Q-14. Excessive ultraviolet (UV) radiation is harmful to life. The damage caused to the biological systems by ultraviolet radiation is by: (AIIMS May 2004)
a) Inhibition of DNA synthesis
b) Formation of thymidine dimers
c) Ionization
d) DNA fragmentation

Answer: Formation of thymidine dimers
Explanation:
Exposure of cell to ultra-violet light can result in the covalent joining of two adjacent pyrimidines usually thymines producing a dimmer.
These thymine dimmers prevent DNA polymerase from the replicating the DNA strand beyond the site of dimmer formation.
First a UV specific endo-nuclease also called UV specific excinuclease recognizes the dimmer and cleaves the damage strand. Damaged oglio-nucleotide is released.

Q-15. All of the following cell types contain the enzyme telomerase which protects the length of telomeres at the end of chromosomes except?
a) Germinal
b) Somatic
c) Hemopoietic
d) Tumor

Answer: Somatic
Explanation:
The telomeres are special structures on the chromosome ends that are essential for providing protection from enzymatic end-degradation and maintaining chromosomal and genomic stability.
Telomeres are composed of a DNA component characterized by non-coding repetitive sequences rich in guanine (G) and multiple protein components.
Important points:
Most human somatic cells do not produce active telomerase and do not maintain stable telomere length with proliferation.

Q-16. Y chromosome is: (AIIMS May 2007)
a) Acro-centric
b) Meta-centric
c) Sub-meta-centric
d) Telo-centric

Answer: Acro-centric
Explanation:
X chromosome: Sub-Meta-centric chromosome
Y chromosome: Acro-centric
Humans do not posses any telo-centric chromosome.

Q-17. The long and short arms of chromosomes are designated respectively as
a) p and q arms
b) m and q arms
c) q and p arms
d) I and s arms

Answer: q and p arms
Explanation:
The short arm of chromosome is designated as p and the long arm is as q.

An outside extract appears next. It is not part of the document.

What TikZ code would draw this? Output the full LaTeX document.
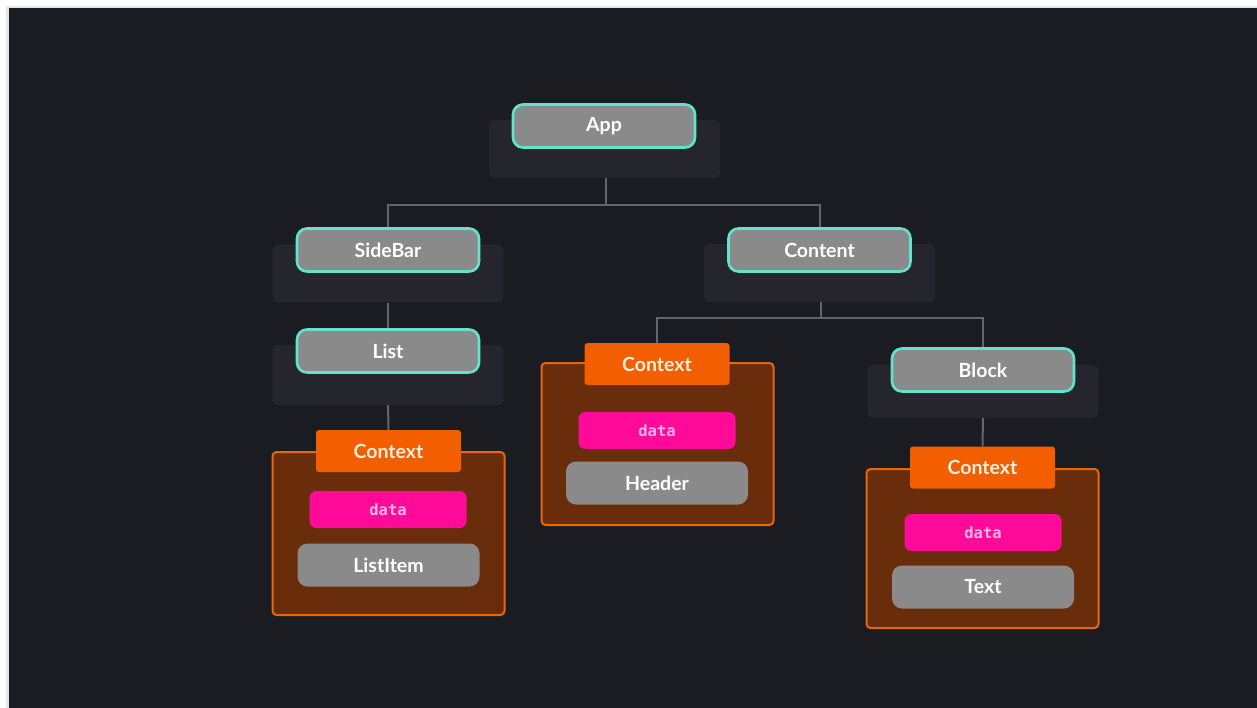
\documentclass[tikz,border=0pt]{standalone}
\usepackage{fontspec}
\setmainfont{Lato}
\newfontfamily\codefont{DejaVu Sans Mono}
\definecolor{bgdark}{HTML}{1B1B22}
\definecolor{panel}{HTML}{25262D}
\definecolor{compfill}{HTML}{8A8A8A}
\definecolor{cyanline}{HTML}{62E3CD}
\definecolor{ctxorange}{HTML}{F25E00}
\definecolor{ctxbox}{HTML}{6A2D0B}
\definecolor{ctxborder}{HTML}{E8660C}
\definecolor{datapink}{HTML}{FF0A99}
\definecolor{datatext}{HTML}{FBB6E4}
\definecolor{ctxtext}{HTML}{FFF0DC}
\definecolor{wire}{HTML}{62656C}
\tikzset{
  panelbox/.style={fill=panel, draw=none, rounded corners=5pt, minimum width=231pt, minimum height=58pt, inner sep=0pt},
  comp/.style={fill=compfill, draw=cyanline, line width=2.6pt, rounded corners=10pt, minimum width=182pt, minimum height=43pt, inner sep=0pt, text=white, font=\bfseries\fontsize{19.5}{21}\selectfont},
  ctxlabel/.style={fill=ctxorange, draw=none, rounded corners=3pt, minimum width=145pt, minimum height=42pt, inner sep=0pt, text=ctxtext, font=\bfseries\fontsize{19.5}{21}\selectfont},
  ctxcontainer/.style={fill=ctxbox, draw=ctxborder, line width=2pt, rounded corners=4pt, minimum width=232pt, inner sep=0pt},
  databox/.style={fill=datapink, draw=none, rounded corners=7pt, minimum width=157pt, minimum height=37pt, inner sep=0pt, text=datatext, font=\codefont\bfseries\fontsize{15.5}{17}\selectfont},
  innercomp/.style={fill=compfill, draw=none, rounded corners=10pt, minimum width=182pt, minimum height=43pt, inner sep=0pt, text=white, font=\bfseries\fontsize{19.5}{21}\selectfont},
  wireline/.style={draw=wire, line width=2pt},
}
\begin{document}
\begin{tikzpicture}[x=1pt,y=-1pt]
\fill[white] (0,0) rectangle (1257,708);
\fill[black!10] (6,6) rectangle (1257,708);
\fill[bgdark] (9,8) rectangle (1257,708);
\useasboundingbox (0,0) rectangle (1257,708);

% shadow panels
\node[panelbox] (appsh) at (604.5,149) {};
\node[panelbox] (sidesh) at (388,273.5) {};
\node[panelbox] (contsh) at (819.5,273) {};
\node[panelbox, minimum height=60pt] (listsh) at (388,375) {};
\node[panelbox, minimum height=53pt] (blocksh) at (983,391.5) {};

% containers
\node[ctxcontainer, minimum height=163pt] (box1) at (388.5,533.5) {};
\node[ctxcontainer, minimum height=162pt] (box2) at (657.5,444) {};
\node[ctxcontainer, minimum height=159pt] (box3) at (982.5,548.5) {};

% components
\node[comp] (app) at (604,126) {App};
\node[comp] (sidebar) at (388,250) {SideBar};
\node[comp] (content) at (819.5,250) {Content};
\node[comp] (list) at (388,351) {List};
\node[comp] (block) at (983,370) {Block};

% context labels
\node[ctxlabel] (ctx1) at (388.5,451) {Context};
\node[ctxlabel] (ctx2) at (657,364) {Context};
\node[ctxlabel] (ctx3) at (982.5,467.5) {Context};

% data
\node[databox] (data1) at (388,509.5) {data};
\node[databox] (data2) at (657,430.5) {data};
\node[databox] (data3) at (983,532.5) {data};

% inner components
\node[innercomp] (listitem) at (388.5,565) {ListItem};
\node[innercomp] (header) at (657,483) {Header};
\node[innercomp] (textc) at (983,587) {Text};

% connectors
\coordinate (appbus) at (606,205);
\draw[wireline] (appsh.south -| appbus) -- (appbus);
\draw[wireline] (appbus) -| (sidebar.north);
\draw[wireline] (appbus) -| (content.north);
\draw[wireline] (sidesh.south) -- (list.north);
\draw[wireline] (listsh.south) -- (ctx1.north);
\coordinate (contbus) at (821,318);
\draw[wireline] (contsh.south -| contbus) -- (contbus);
\draw[wireline] (contbus) -| (ctx2.north);
\draw[wireline] (contbus) -| (block.north);
\draw[wireline] (blocksh.south) -- (ctx3.north);
\end{tikzpicture}
\end{document}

Q-18. Which of the following would form basis for karyotyping studies in female?
a) Phenotypic abnormality
b) Testosterone quantity
c) Barr body
d) Abnormal X

Answer: Abnormal X
Explanation:

Q-19. Karyotyping, under light microscope is done by (AIIMS Nov 2009)
a) R Banding
b) Q Banding
c) G Banding
d) C Banding

Answer: G Banding
Explanation:
Karyotype analysis is a technique where chromosomes are visualized under a microscope.
Cells are collected from an individual, induced to divide, and then arrested at metaphase.
The chromosomes are stained with certain dyes that show a pattern of light and dark bands (called the banding pattern). These bands reflect regional differences in the amounts of A and T versus G and C.
The banding pattern for each chromosome is specific and consistent allowing identification of each of the 24 chromosomes.
Karyotype analysis can detect large chromosomal abnormalities such as loss or gain of an entire chromosome or portions of a chromosome.
The chromosomes are stained with a dye (Geimsa), resulting in a banding pattern of light and dark stripes, known as G-banding. The patterns are specific, allowing us to identify each chromosome.

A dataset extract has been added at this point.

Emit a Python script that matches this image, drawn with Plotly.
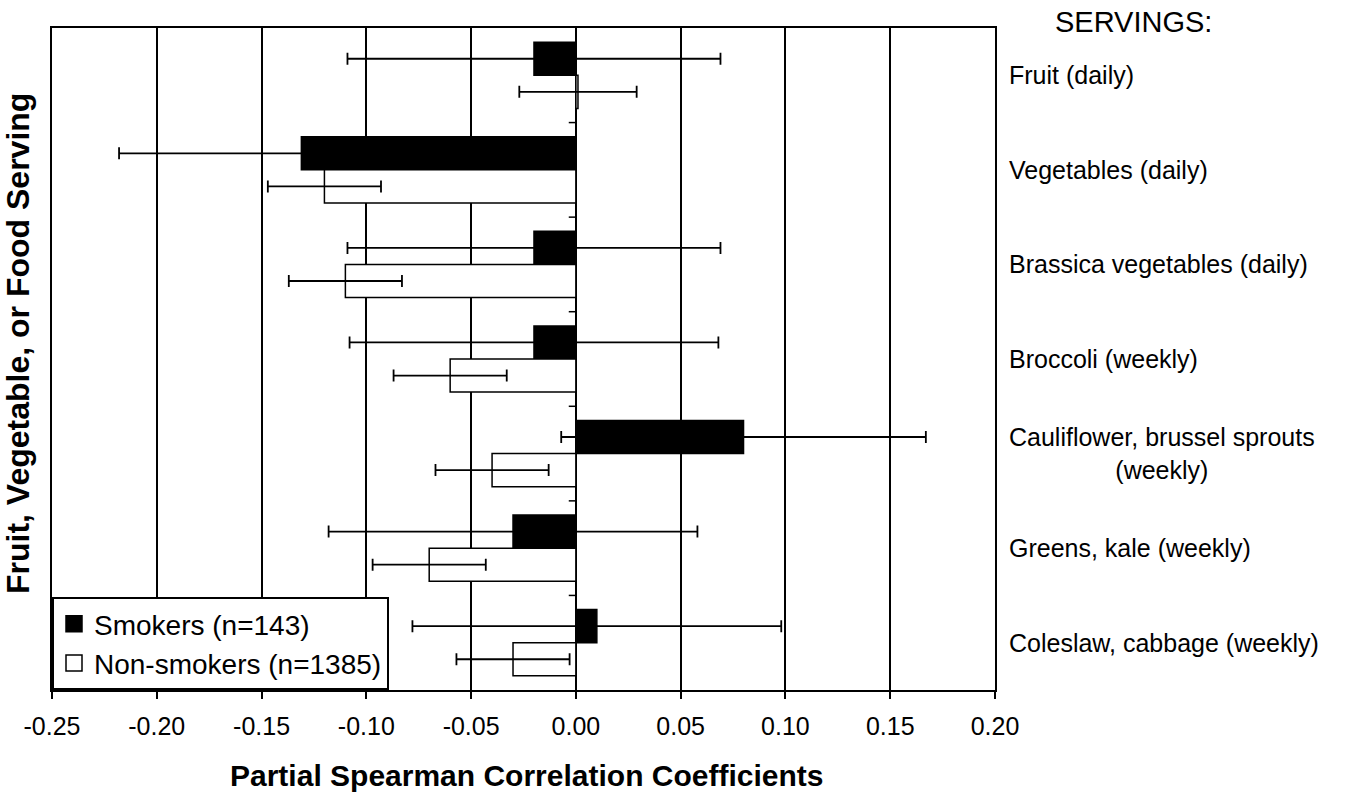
import plotly.graph_objects as go

# ---- data ----
categories = ["Fruit (daily)", "Vegetables (daily)", "Brassica vegetables (daily)",
              "Broccoli (weekly)", "Cauliflower, brussel sprouts (weekly)",
              "Greens, kale (weekly)", "Coleslaw, cabbage (weekly)"]
category_labels = ["Fruit (daily)", "Vegetables (daily)", "Brassica vegetables (daily)",
                   "Broccoli (weekly)", "Cauliflower, brussel sprouts<br>(weekly)",
                   "Greens, kale (weekly)", "Coleslaw, cabbage (weekly)"]
smokers = [-0.020, -0.131, -0.020, -0.020, 0.080, -0.030, 0.010]
smokers_err = [0.089, 0.087, 0.089, 0.088, 0.087, 0.088, 0.088]
nonsmokers = [0.001, -0.120, -0.110, -0.060, -0.040, -0.070, -0.030]
nonsmokers_err = [0.028, 0.027, 0.027, 0.027, 0.027, 0.027, 0.027]
tick_vals = [-0.25, -0.20, -0.15, -0.10, -0.05, 0.00, 0.05, 0.10, 0.15, 0.20]
tick_text = ["-0.25", "-0.20", "-0.15", "-0.10", "-0.05", "0.00", "0.05", "0.10", "0.15", "0.20"]
series_names = ["Smokers (n=143)", "Non-smokers (n=1385)"]

FONT = "Liberation Sans, Arial, sans-serif"

# plot area in pixels
W, H = 1349, 797
L, R, T, B = 52, 995, 28, 690
pw, ph = R - L, B - T

def px_x(x):
    return (x - L) / pw

def px_y(y):
    return (B - y) / ph

fig = go.Figure()

fig.add_trace(go.Bar(
    y=categories, x=smokers, orientation="h", name=series_names[0],
    marker=dict(color="black", line=dict(color="black", width=1.5)),
    error_x=dict(type="data", array=smokers_err, color="black", thickness=1.8, width=6),
    showlegend=False,
))
fig.add_trace(go.Bar(
    y=categories, x=nonsmokers, orientation="h", name=series_names[1],
    marker=dict(color="white", line=dict(color="black", width=1.5)),
    error_x=dict(type="data", array=nonsmokers_err, color="black", thickness=1.8, width=6),
    showlegend=False,
))

# legend entries
fig.add_trace(go.Scatter(
    x=[None], y=[None], mode="markers", name=series_names[0],
    marker=dict(symbol="square", size=16, color="black", line=dict(color="black", width=1.5)),
))
fig.add_trace(go.Scatter(
    x=[None], y=[None], mode="markers", name=series_names[1],
    marker=dict(symbol="square", size=16, color="white", line=dict(color="black", width=1.5)),
))

# small ticks on the zero line at category boundaries
shapes = []
for i in range(1, len(categories)):
    shapes.append(dict(type="line", xref="x", yref="y", x0=-0.0034, x1=0,
                       y0=i - 0.5, y1=i - 0.5, line=dict(color="black", width=1.5)))

annotations = []
for cat, lab in zip(categories, category_labels):
    annotations.append(dict(x=1, xref="paper", xshift=12, y=cat, yref="y",
                            text=lab, showarrow=False, xanchor="left", yanchor="middle",
                            align="center", font=dict(family=FONT, size=25, color="black")))
annotations.append(dict(x=px_x(1133), y=px_y(22), xref="paper", yref="paper",
                        text="SERVINGS:", showarrow=False, xanchor="center", yanchor="middle",
                        font=dict(family=FONT, size=29, color="black")))
annotations.append(dict(x=px_x(18), y=px_y(344), xref="paper", yref="paper",
                        text="<b>Fruit, Vegetable, or Food Serving</b>", showarrow=False,
                        textangle=-90, xanchor="center", yanchor="middle",
                        font=dict(family=FONT, size=32, color="black")))
annotations.append(dict(x=px_x(527), y=px_y(775), xref="paper", yref="paper",
                        text="<b>Partial Spearman Correlation Coefficients</b>", showarrow=False,
                        xanchor="center", yanchor="middle",
                        font=dict(family=FONT, size=30, color="black")))

fig.update_layout(
    width=W, height=H,
    margin=dict(l=L, r=W - R, t=T, b=H - B, pad=0),
    paper_bgcolor="white", plot_bgcolor="white",
    barmode="group", bargap=0.3, bargroupgap=0,
    font=dict(family=FONT, size=25, color="black"),
    shapes=shapes, annotations=annotations,
    legend=dict(x=0, y=0, xanchor="left", yanchor="bottom",
                bgcolor="white", bordercolor="black", borderwidth=2,
                font=dict(family=FONT, size=28, color="black"),
                itemsizing="trace", tracegroupgap=0),
    xaxis=dict(range=[-0.25, 0.20], tickvals=tick_vals, ticktext=tick_text,
               showgrid=True, gridcolor="black", gridwidth=1.5,
               zeroline=False, showline=True, mirror=True, linecolor="black", linewidth=2,
               ticks="outside", ticklen=7, tickwidth=2, tickcolor="black",
               ticklabelstandoff=6,
               tickfont=dict(family=FONT, size=25, color="black")),
    yaxis=dict(type="category", categoryorder="array", categoryarray=categories,
               autorange="reversed", showticklabels=False, ticks="",
               showgrid=False, zeroline=False,
               showline=True, mirror=True, linecolor="black", linewidth=2),
)

fig.write_html("out.html")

Q-20. In genomic imprinting, DNA undergoes
a) Methylation
b) Acetylation
c) Deamination
d) Phosphorylation

Answer: Methylation
Explanation:
Genomic imprinting is the epigenetic phenomenon by which certain genes are expressed in a parent of origin-specific manner.
Genomic imprinting is an inheritance process independent of the classical Mendelian inheritance.
It is an epigenetic process that involves DNA methylation and histone modifications (Methylation, acetylation and phosphorylation) without altering the genetic sequence.

Q-21. In the mammalian genome, maximum number of genes code for the receptors of:
a) Growth factors
b) Immunoglobulin receptors
c) Interleukins
d) Odorants

Answer: Odorants
Explanation:
Olfactory receptor molecules are homologous to a large family of other G-protein-linked receptors.
Odorant receptor proteins have seven membrane-spanning hydrophobic domains, potential odorant binding sites in the extracellular domain of the protein, and the ability to interact with G-proteins at the carboxyl terminal region of their cytoplasmic domain.
The Olfactory receptor family is one of the largest known mammalian gene families, with around 900 genes in human.